» What the task requires
Work through the data line by line, gathering every line that has the word "React".

» Collected data

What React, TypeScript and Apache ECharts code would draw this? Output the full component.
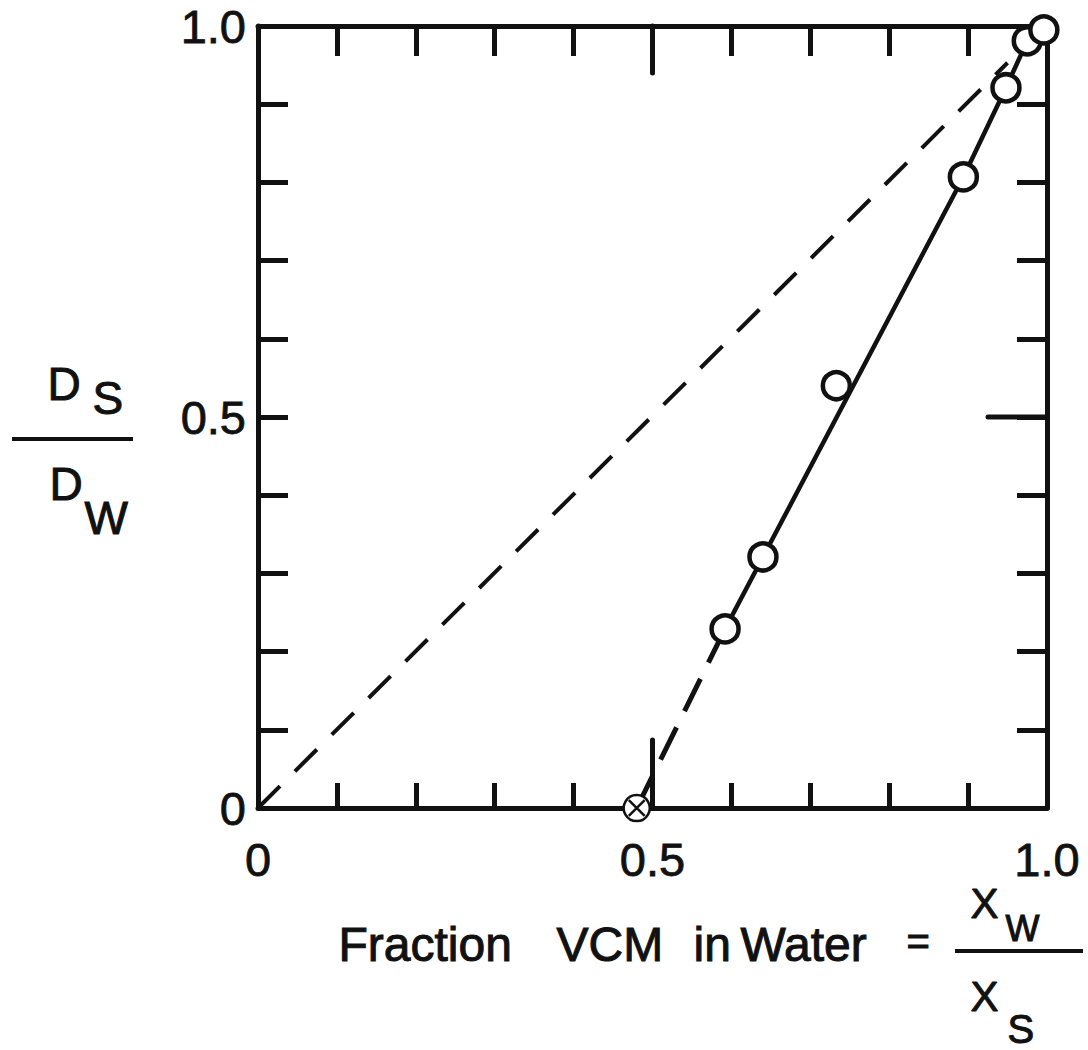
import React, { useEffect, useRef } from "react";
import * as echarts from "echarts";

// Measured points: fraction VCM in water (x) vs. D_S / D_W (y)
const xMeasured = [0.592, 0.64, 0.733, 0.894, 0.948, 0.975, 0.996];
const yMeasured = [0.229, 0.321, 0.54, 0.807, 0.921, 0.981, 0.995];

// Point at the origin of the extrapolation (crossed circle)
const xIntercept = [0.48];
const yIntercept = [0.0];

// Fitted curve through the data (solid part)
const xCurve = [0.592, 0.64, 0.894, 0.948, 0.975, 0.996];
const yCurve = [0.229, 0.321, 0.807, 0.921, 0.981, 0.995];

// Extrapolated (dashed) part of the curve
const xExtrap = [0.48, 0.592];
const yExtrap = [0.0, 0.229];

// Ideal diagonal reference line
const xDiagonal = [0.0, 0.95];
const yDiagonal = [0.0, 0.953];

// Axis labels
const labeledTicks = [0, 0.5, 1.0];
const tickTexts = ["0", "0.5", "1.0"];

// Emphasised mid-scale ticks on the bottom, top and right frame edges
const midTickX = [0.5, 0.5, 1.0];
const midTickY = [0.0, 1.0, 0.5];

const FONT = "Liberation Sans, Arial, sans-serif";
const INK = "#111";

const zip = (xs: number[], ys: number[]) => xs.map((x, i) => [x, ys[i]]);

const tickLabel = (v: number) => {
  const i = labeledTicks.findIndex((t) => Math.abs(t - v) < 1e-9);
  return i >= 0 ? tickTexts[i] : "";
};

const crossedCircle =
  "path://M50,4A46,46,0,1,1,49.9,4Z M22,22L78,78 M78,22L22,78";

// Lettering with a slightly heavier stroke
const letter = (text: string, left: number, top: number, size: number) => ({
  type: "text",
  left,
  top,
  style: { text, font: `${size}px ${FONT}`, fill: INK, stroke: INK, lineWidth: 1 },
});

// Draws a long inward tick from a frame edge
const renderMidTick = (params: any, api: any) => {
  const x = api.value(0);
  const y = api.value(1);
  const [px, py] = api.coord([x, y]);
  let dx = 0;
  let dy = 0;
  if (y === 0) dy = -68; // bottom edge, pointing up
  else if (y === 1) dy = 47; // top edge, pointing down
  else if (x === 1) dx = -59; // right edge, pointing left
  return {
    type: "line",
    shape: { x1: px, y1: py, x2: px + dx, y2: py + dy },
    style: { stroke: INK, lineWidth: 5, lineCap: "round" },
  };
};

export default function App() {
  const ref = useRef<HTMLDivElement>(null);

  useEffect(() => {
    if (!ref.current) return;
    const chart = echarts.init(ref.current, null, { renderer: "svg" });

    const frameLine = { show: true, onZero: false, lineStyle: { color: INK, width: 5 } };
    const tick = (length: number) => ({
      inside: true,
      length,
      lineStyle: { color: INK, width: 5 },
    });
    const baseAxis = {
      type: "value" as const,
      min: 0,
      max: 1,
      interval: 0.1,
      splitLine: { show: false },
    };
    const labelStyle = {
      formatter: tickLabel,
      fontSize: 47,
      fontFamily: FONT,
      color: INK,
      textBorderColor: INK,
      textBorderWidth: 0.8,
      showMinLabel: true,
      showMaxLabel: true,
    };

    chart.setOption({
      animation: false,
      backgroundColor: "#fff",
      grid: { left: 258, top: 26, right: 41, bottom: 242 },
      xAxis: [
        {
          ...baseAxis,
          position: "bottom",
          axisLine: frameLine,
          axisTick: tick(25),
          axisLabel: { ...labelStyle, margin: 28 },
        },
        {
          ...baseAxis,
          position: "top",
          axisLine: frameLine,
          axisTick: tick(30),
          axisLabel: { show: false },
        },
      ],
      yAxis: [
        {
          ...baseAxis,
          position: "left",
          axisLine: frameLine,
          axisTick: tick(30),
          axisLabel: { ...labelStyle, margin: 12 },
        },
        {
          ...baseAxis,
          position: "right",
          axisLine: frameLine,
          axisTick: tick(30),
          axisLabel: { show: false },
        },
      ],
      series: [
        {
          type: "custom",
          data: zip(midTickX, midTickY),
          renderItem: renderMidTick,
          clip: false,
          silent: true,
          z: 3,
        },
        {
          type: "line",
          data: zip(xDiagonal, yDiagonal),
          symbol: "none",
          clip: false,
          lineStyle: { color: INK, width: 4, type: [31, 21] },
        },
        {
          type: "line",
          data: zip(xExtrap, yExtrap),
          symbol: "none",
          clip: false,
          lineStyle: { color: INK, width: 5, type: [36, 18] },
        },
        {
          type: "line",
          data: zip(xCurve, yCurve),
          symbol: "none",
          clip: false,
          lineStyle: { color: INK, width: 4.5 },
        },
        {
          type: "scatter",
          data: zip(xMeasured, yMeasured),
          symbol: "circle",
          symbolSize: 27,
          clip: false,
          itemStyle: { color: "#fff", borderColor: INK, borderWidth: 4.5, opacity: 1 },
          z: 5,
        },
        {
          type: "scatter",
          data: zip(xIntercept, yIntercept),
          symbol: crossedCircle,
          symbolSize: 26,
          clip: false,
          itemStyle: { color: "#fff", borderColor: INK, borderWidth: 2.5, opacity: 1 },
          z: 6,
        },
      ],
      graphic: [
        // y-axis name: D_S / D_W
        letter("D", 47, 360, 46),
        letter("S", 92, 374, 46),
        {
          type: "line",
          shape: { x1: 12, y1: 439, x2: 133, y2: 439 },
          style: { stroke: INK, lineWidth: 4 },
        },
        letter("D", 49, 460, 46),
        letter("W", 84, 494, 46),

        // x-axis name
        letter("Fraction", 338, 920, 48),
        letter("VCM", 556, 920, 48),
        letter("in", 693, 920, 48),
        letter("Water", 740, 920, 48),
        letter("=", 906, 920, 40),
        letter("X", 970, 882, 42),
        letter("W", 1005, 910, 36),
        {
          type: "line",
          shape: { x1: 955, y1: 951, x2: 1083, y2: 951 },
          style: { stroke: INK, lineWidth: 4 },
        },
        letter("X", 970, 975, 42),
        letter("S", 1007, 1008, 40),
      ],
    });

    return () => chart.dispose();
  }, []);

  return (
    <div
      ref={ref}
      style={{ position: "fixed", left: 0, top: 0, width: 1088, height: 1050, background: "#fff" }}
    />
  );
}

» Problem solution
What React, TypeScript and Apache ECharts code would draw this? Output the full component.
import React, { useEffect, useRef } from "react";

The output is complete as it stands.